Seek for purpose, not happiness, if you want a Good Life
Tuesday, 13 August 2019
Farmer Doug Avery's trip 'to hell and back' taught him that it's better to search for purpose in life than to search for happiness.
'We have progressively developed a society in which we think we should be happy all the time,' says Avery, whose The Resilient Farmer biography tells of his descent into despair during the Marlborough droughts of the 1990s, and his journey back to hope.
'Actually happiness is the reward you get occasionally, if you do a great job in the rest of your life.'
'Human beings should be more interested in developing a purpose in life,' he says. 'Human's greatest, deepest desire is to feel that purpose.'
**READ MORE:
* Kiwi students report second-highest rate of bullying
* The highest rate of teen suicide in the developed world
* Hundreds of thousands of Kiwi children living below poverty line**
Stuff has begun a two-week Good Life Guide, focusing on happiness and wellbeing, a subject the government's Wellbeing Budget in May put front and centre in public consciousness.
The Good Life Guide will look at happiness at home and at work, in your money life and in your personal life.
On some fronts New Zealand is doing well. It ranks in the top 10 in the annual World Happiness Report based on its economy, political and cultural freedom, lack of corruption, and long healthy life expectancy.
But it's also a country with some huge black marks against its human wellbeing record, with high levels of youth suicide, a huge prison population, epidemic of bullying, and children growing up in challenging circumstances indicating a society in which too many people are struggling to live lives in which they are valued.
Avery, who believes Kiwis undermine their own wellbeing through being unschooled in showing vulnerability, is not alone in his rejection of the expectation of unbroken happiness.
'I am getting increasingly frustrated at the monetisation of the well-being industry,' said comedian Mike King, who is on a journey with his I Am Hope charity to reduce suicide.

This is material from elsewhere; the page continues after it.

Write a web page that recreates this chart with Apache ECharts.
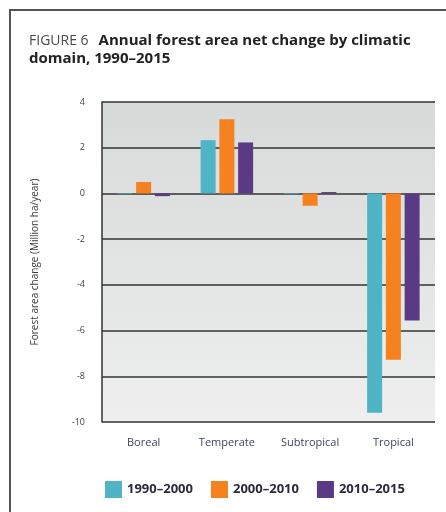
<!DOCTYPE html>
<html>
<head>
<meta charset="utf-8">
<script src="https://cdn.jsdelivr.net/npm/echarts@6/dist/echarts.min.js"></script>
<style>
  html, body { margin: 0; padding: 0; background: #fff; }
  #chart { width: 446px; height: 512px; }
</style>
</head>
<body>
<div id="chart"></div>
<script>
  // data
  var categories = ['Boreal', 'Temperate', 'Subtropical', 'Tropical'];
  var seriesNames = ['1990–2000', '2000–2010', '2010–2015'];
  var values1990 = [-0.03, 2.33, -0.03, -9.6];
  var values2000 = [0.5, 3.25, -0.54, -7.28];
  var values2010 = [-0.12, 2.23, 0.06, -5.56];
  var yTicks = { min: -10, max: 4, interval: 2 };

  var colors = ['#4fb5c4', '#f5821f', '#5a3a85'];
  var font = '"Open Sans", "Noto Sans", sans-serif';

  var myChart = echarts.init(document.getElementById('chart'));

  function bar(name, data, color) {
    return {
      name: name,
      type: 'bar',
      barWidth: 15,
      barGap: '25%',
      itemStyle: { color: color },
      data: data
    };
  }

  var option = {
    animation: false,
    color: colors,
    title: {
      left: 24,
      top: 27,
      text: '{a|FIGURE 6}  {b|Annual forest area net change by climatic}\n{b|domain, 1990–2015}',
      textStyle: {
        rich: {
          a: { fontFamily: font, fontSize: 14, color: '#4a4a4a', fontWeight: 'normal', lineHeight: 18 },
          b: { fontFamily: font, fontSize: 15, color: '#222', fontWeight: 'bold', lineHeight: 18 }
        }
      }
    },
    legend: {
      bottom: 9,
      left: 100,
      itemWidth: 17,
      itemHeight: 17,
      itemGap: 18,
      icon: 'rect',
      textStyle: { fontFamily: font, fontSize: 13, fontWeight: 'bold', color: '#2a2a3a' },
      data: seriesNames
    },
    grid: {
      left: 102,
      right: 11,
      top: 102,
      bottom: 90,
      show: true,
      borderWidth: 0,
      backgroundColor: new echarts.graphic.LinearGradient(0, 0, 0, 1, [
        { offset: 0, color: '#d6dad9' },
        { offset: 1, color: '#eeefee' }
      ])
    },
    xAxis: {
      type: 'category',
      data: categories,
      position: 'bottom',
      axisLine: { show: false },
      axisTick: { show: false },
      axisLabel: { fontFamily: font, fontSize: 11, color: '#3c4660', margin: 15 }
    },
    yAxis: {
      type: 'value',
      min: yTicks.min,
      max: yTicks.max,
      interval: yTicks.interval,
      name: 'Forest area change (Million ha/year)',
      nameLocation: 'middle',
      nameGap: 62,
      nameTextStyle: { fontFamily: font, fontSize: 10, color: '#3a3a3a' },
      axisLine: { show: true, onZero: false, lineStyle: { color: '#333', width: 1.5 } },
      axisTick: { show: false },
      axisLabel: { fontFamily: font, fontSize: 9, color: '#444', margin: 17 },
      splitLine: { show: true, lineStyle: { color: '#333', width: 1.5 } }
    },
    graphic: [
      {
        type: 'rect',
        shape: { x: 10, y: 10, width: 460, height: 520 },
        style: { fill: 'none', stroke: '#555', lineWidth: 2 }
      }
    ],
    series: [
      bar(seriesNames[0], values1990, colors[0]),
      bar(seriesNames[1], values2000, colors[1]),
      bar(seriesNames[2], values2010, colors[2])
    ]
  };

  myChart.setOption(option);
</script>
</body>
</html>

'There are people selling the message that it is possible to be happy 365 days a year, and if you aren't happy we can sell you some sh*t that will make you happy.'
'It is impossible to be happy every day. We all lose loved ones to death. We all have relationship problems and struggle to sometimes pay the bills, but if you're in a hole and you're being told everyone else is happy that can have a devastating effect on anyone's wellbeing.'
'Instead of spending money to avoid bad days… it would be more productive, and cheaper, learning to accept that life throws us curve balls, but bad times pass and the sun will shine again.'
Self-sufficiency ranks highly in people's sense of wellbeing. Sometimes that's the self-sufficiency of the individual, sometimes whanau, and sometimes Iwi.
Blanche Morrogh, who was named University of Auckland's Young Maori Business Leader in 2017, founded Kia Ora Honey in Northland as a whanau-owned business in 2000.

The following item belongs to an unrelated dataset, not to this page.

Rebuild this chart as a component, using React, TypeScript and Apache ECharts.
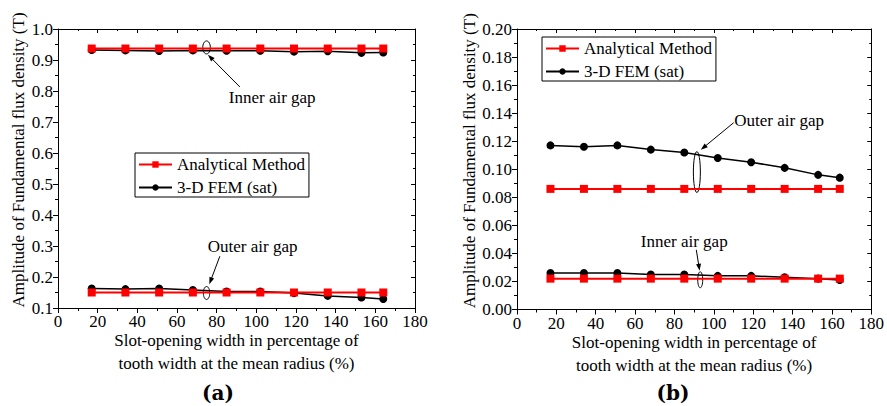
import React, { useEffect, useRef } from 'react';
import * as echarts from 'echarts';

// Slot-opening width (% of tooth width at the mean radius)
const xValues = [17, 34, 51, 68, 85, 102, 119, 136, 153, 164];

// (a) inner / outer air gap
const aInnerAnalytical = [0.937, 0.937, 0.937, 0.937, 0.937, 0.937, 0.937, 0.937, 0.937, 0.937];
const aInnerFem = [0.932, 0.931, 0.929, 0.931, 0.930, 0.930, 0.927, 0.928, 0.923, 0.924];
const aOuterAnalytical = [0.150, 0.150, 0.150, 0.150, 0.150, 0.150, 0.150, 0.150, 0.150, 0.150];
const aOuterFem = [0.163, 0.161, 0.163, 0.158, 0.153, 0.153, 0.148, 0.139, 0.134, 0.129];

// (b) outer / inner air gap
const bOuterAnalytical = [0.086, 0.086, 0.086, 0.086, 0.086, 0.086, 0.086, 0.086, 0.086, 0.086];
const bOuterFem = [0.117, 0.116, 0.117, 0.114, 0.112, 0.108, 0.105, 0.101, 0.096, 0.094];
const bInnerAnalytical = [0.022, 0.022, 0.022, 0.022, 0.022, 0.022, 0.022, 0.022, 0.022, 0.022];
const bInnerFem = [0.026, 0.026, 0.026, 0.025, 0.025, 0.024, 0.024, 0.023, 0.022, 0.021];

const seriesNames = ['Analytical Method', '3-D FEM (sat)'];
const xTitle = 'Slot-opening width in percentage of\ntooth width at the mean radius (%)';
const yTitle = 'Amplitude of Fundamental flux density (T)';
const panelLabels = ['(a)', '(b)'];

// annotations in data coordinates: [grid, text, textX, textY, arrowFromX, arrowFromY, arrowToX, arrowToY, ellipseX, ellipseY, rx, ry]
const annotations: [number, string, number, number, number, number, number, number, number, number, number, number][] = [
  [0, 'Inner air gap', 86.1, 0.778, 91.7, 0.813, 75.6, 0.917, 74.9, 0.9405, 3.8, 6.5],
  [0, 'Outer air gap', 75.5, 0.297, 81.6, 0.267, 76.3, 0.1765, 74.9, 0.1484, 3.2, 6.5],
  [1, 'Outer air gap', 110.4, 0.1348, 110.1, 0.1332, 93.4, 0.1139, 91.4, 0.098, 3.5, 20.5],
  [1, 'Inner air gap', 62.9, 0.0485, 91.1, 0.0426, 92.8, 0.0276, 93.1, 0.0212, 2.5, 8],
];

const FONT = 'Liberation Serif';

const pairs = (ys: number[]) => xValues.map((x, i) => [x, ys[i]]);

function makeSeries(name: string, data: number[][], idx: number, analytical: boolean) {
  return {
    type: 'line',
    name,
    xAxisIndex: idx * 2,
    yAxisIndex: idx * 2,
    data,
    symbol: analytical ? 'rect' : 'circle',
    symbolSize: 8,
    z: analytical ? 3 : 2,
    itemStyle: { color: analytical ? '#ff0000' : '#000000' },
    lineStyle: { color: analytical ? '#ff0000' : '#000000', width: analytical ? 2 : 1.5 },
  };
}

function xAxes(grid: number) {
  const common = {
    gridIndex: grid,
    type: 'value',
    min: 0,
    max: 180,
    interval: 20,
    splitLine: { show: false },
    axisLine: { show: true, onZero: false, lineStyle: { color: '#000', width: 1 } },
  };
  return [
    {
      ...common,
      position: 'bottom',
      axisTick: { show: true, inside: false, length: 5, lineStyle: { color: '#000' } },
      minorTick: { show: true, splitNumber: 2, length: 3, lineStyle: { color: '#000' } },
      axisLabel: { color: '#000', fontFamily: FONT, fontSize: 17, margin: 5 },
      name: xTitle,
      nameLocation: 'middle',
      nameGap: 21,
      nameMoveOverlap: false,
      nameTextStyle: { color: '#000', fontFamily: FONT, fontSize: 17, lineHeight: 23 },
    },
    {
      ...common,
      position: 'top',
      axisTick: { show: true, inside: true, length: 4, lineStyle: { color: '#000' } },
      minorTick: { show: true, splitNumber: 2, length: 2, lineStyle: { color: '#000' } },
      axisLabel: { show: false },
    },
  ];
}

function yAxes(grid: number, min: number, max: number, interval: number, digits: number, nameGap: number) {
  const common = {
    gridIndex: grid,
    type: 'value',
    min,
    max,
    interval,
    splitLine: { show: false },
    axisLine: { show: true, onZero: false, lineStyle: { color: '#000', width: 1 } },
  };
  return [
    {
      ...common,
      position: 'left',
      axisTick: { show: true, inside: false, length: 5, lineStyle: { color: '#000' } },
      minorTick: { show: true, splitNumber: 2, length: 3, lineStyle: { color: '#000' } },
      axisLabel: {
        color: '#000',
        fontFamily: FONT,
        fontSize: 17,
        margin: 5,
        formatter: (v: number) => v.toFixed(digits),
      },
      name: yTitle,
      nameLocation: 'middle',
      nameGap,
      nameMoveOverlap: false,
      nameTextStyle: { color: '#000', fontFamily: FONT, fontSize: 17, padding: [0, 0, 0, 17] },
    },
    {
      ...common,
      position: 'right',
      axisTick: { show: true, inside: true, length: 4, lineStyle: { color: '#000' } },
      minorTick: { show: true, splitNumber: 2, length: 2, lineStyle: { color: '#000' } },
      axisLabel: { show: false },
    },
  ];
}

function legend(left: number, top: number) {
  return {
    show: true,
    left,
    top,
    orient: 'vertical',
    data: seriesNames,
    selectedMode: false,
    borderColor: '#000',
    borderWidth: 1,
    padding: [3, 4, 1, 3],
    itemWidth: 33,
    itemHeight: 8,
    itemGap: 6,
    textStyle: { color: '#000', fontFamily: FONT, fontSize: 17 },
  };
}

export default function App() {
  const ref = useRef<HTMLDivElement>(null);

  useEffect(() => {
    if (!ref.current) return;
    const chart = echarts.init(ref.current, undefined, { renderer: 'svg' });
    const option: any = {
      animation: false,
      backgroundColor: '#ffffff',
      textStyle: { fontFamily: FONT },
      grid: [
        { left: 58, right: 472, top: 29, bottom: 98 },
        { left: 517, right: 13, top: 29, bottom: 96.5 },
      ],
      xAxis: [...xAxes(0), ...xAxes(1)],
      yAxis: [...yAxes(0, 0.1, 1.0, 0.1, 1, 31), ...yAxes(1, 0, 0.2, 0.02, 2, 39)],
      legend: [legend(135, 153), legend(542, 37)],
      series: [
        makeSeries(seriesNames[1], pairs(aInnerFem), 0, false),
        makeSeries(seriesNames[0], pairs(aInnerAnalytical), 0, true),
        makeSeries(seriesNames[1], pairs(aOuterFem), 0, false),
        makeSeries(seriesNames[0], pairs(aOuterAnalytical), 0, true),
        makeSeries(seriesNames[1], pairs(bOuterFem), 1, false),
        makeSeries(seriesNames[0], pairs(bOuterAnalytical), 1, true),
        makeSeries(seriesNames[1], pairs(bInnerFem), 1, false),
        makeSeries(seriesNames[0], pairs(bInnerAnalytical), 1, true),
      ],
    };
    chart.setOption(option);

    const graphics: any[] = [];
    annotations.forEach(([g, text, tx, ty, fx, fy, ex, ey, cx, cy, rx, ry]) => {
      const tp = chart.convertToPixel({ gridIndex: g } as any, [tx, ty]) as number[];
      const fp = chart.convertToPixel({ gridIndex: g } as any, [fx, fy]) as number[];
      const ep = chart.convertToPixel({ gridIndex: g } as any, [ex, ey]) as number[];
      const cp = chart.convertToPixel({ gridIndex: g } as any, [cx, cy]) as number[];
      graphics.push({
        type: 'text',
        x: tp[0],
        y: tp[1],
        style: {
          text,
          fill: '#000',
          fontFamily: FONT,
          fontSize: 17,
          align: 'left',
          verticalAlign: 'middle',
        },
      });
      graphics.push({
        type: 'ellipse',
        shape: { cx: cp[0], cy: cp[1], rx, ry },
        style: { fill: 'none', stroke: '#000', lineWidth: 1 },
      });
      const dx = ep[0] - fp[0];
      const dy = ep[1] - fp[1];
      const len = Math.sqrt(dx * dx + dy * dy) || 1;
      const ux = dx / len;
      const uy = dy / len;
      const L = 7;
      const W = 2.5;
      graphics.push({
        type: 'line',
        shape: { x1: fp[0], y1: fp[1], x2: ep[0] - ux * L * 0.8, y2: ep[1] - uy * L * 0.8 },
        style: { stroke: '#000', lineWidth: 1 },
      });
      graphics.push({
        type: 'polygon',
        shape: {
          points: [
            [ep[0], ep[1]],
            [ep[0] - ux * L - uy * W, ep[1] - uy * L + ux * W],
            [ep[0] - ux * L + uy * W, ep[1] - uy * L - ux * W],
          ],
        },
        style: { fill: '#000' },
      });
    });
    const labelX = [218, 673];
    panelLabels.forEach((t, i) => {
      graphics.push({
        type: 'text',
        x: labelX[i],
        y: 393,
        style: {
          text: t,
          fill: '#000',
          fontFamily: 'DejaVu Serif',
          fontWeight: 'bold',
          fontSize: 20,
          align: 'center',
          verticalAlign: 'middle',
        },
      });
    });
    chart.setOption({ graphic: graphics });

    return () => chart.dispose();
  }, []);

  return (
    <div
      ref={ref}
      style={{ position: 'fixed', left: 0, top: 0, width: 887, height: 406, background: '#fff' }}
    />
  );
}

Its purpose is to give life to the vision of her late grandmother Saana Waitai Murray, and father Rapine Murray, to operate a successful, sustainable business in Te Taitokerau that could sustain their descendents, and in time, the descendents of their descendents.
Many businesses have 'About Us' sections telling their history. The Kia Ora Honey website has an 'Our Ancestors' section.
Not only has Kia Ora helped generate income from ancestral lands, and the Manuka trees that are a taonga to her whanau, but it's been a source of pride and has enabled people to create and build.
'I know how hard it is to build up self-love, and self-esteem when you have been down there,' Morrogh says.
Children's Commissioner Andrew Becroft led a research project surveying and interviewing thousands of children to find out what makes a good life for children.
'Generally, whereas adults said wellbeing consisted of the absence of negatives, children saw it much more as the presence of positives,' Becroft says.
Having good , supportive relationships with family and friends, being safe from bullying and violence, and being respected and valued were three of the top four more common ingredients of a good life for children, along with their families having enough money to meet basic needs.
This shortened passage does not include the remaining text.